Any effort to deal with this global killer reality is now labeled “woke,” provoking rightwing MAGA politicians to demand reduction if not elimination in existing congressionally authorized climate change focused legislation. Some red state governors and legislators, even Texas where Elon Musk is building new Tesla EV manufacturing plants, are fighting environmental rules and government programs to build charging stations and provide incentives for EV adoption.

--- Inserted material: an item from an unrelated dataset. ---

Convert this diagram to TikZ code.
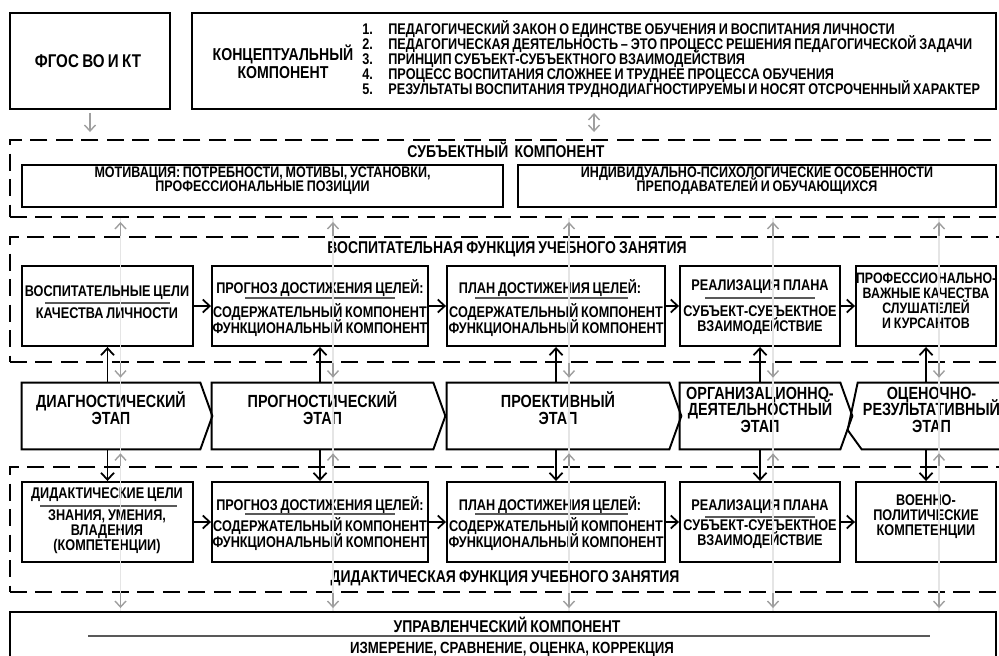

They promulgate relaxing gun ownership restrictions that have recently elevated firearm deaths as America’s number one cause of death for those under 18 and want to cut back on greenhouse controls in an era where the resulting “natural disasters” are killing indiscriminately everywhere.

I’m Peter Dekom, and it’s time to label those who claim to be “job protectors” (even though there are vastly more actual and potential jobs in the alternative energy sector) but are instead engaging in supporting selfish policies that will kill millions and destroy trillions of dollars of property… as killers… cigarette anyone?